Blogger Shannon said...

The decline of general knowledge certainly has a comedic element. Oh my. . .

8:15 AM  
Blogger Miao 妙 said...

I had a laugh when the girl finished her answer with the word 'DiCaprio'.

You are right in observing that most young people these days are deficient in general knowledge - my friend once conducted a survey for a newspaper article he was writing, and he found that quite a significant number of teenagers did not know who was Jane Austen, or whether the United States of America was part of the European Union (!!), and most said they'd never heard of the Yasukuni Shrine or Kofi Annan. One of my junior college classmates even thought that Colombia was a first-world European country.

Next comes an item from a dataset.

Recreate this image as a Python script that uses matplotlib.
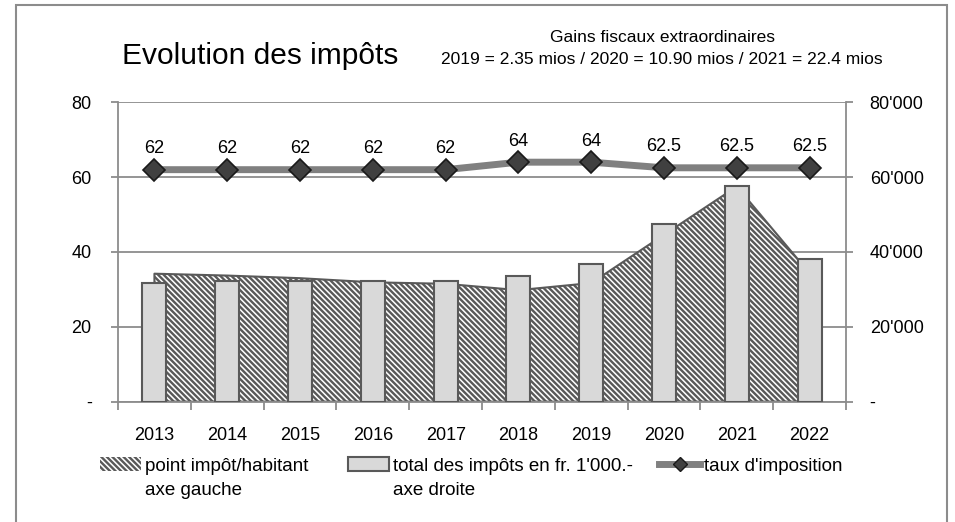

It is all really depressing, but general knowledge is something that cannot be taught in the classroom - you cannot possibly design a subject titled "General Knowledge" and cram every single existing well-known fact that should be known about the world into the syllabus. (Or maybe you can... Just that it defeats the purpose totally, because then general knowledge would become 'specialised' knowledge taught in a specific subject.) To gain more general knowledge, it is important that these youngsters have a sense of curiousity for the world around them, as well as a desire to learn and keep themselves up-to-date. Unfortunately our local education system has placed too much emphasis on rote learning and not enough on genuine learning in everyday life.

9:36 AM  
Blogger Valentine Cawley said...

I thought so too, Shannon!

11:02 PM  
Blogger Valentine Cawley said...

Curiosity, Miao, is precisely what is extinguished by the Singaporean style of education. If it is not "in the exam" most kids here are not interested for, to them, it then has no value at all. Such a shame.

11:03 PM  
Blogger Valentine Cawley said...

What was most funny about this is that the student was most confident in their answer...as if, "I KNOW that one!", was her underlying thought.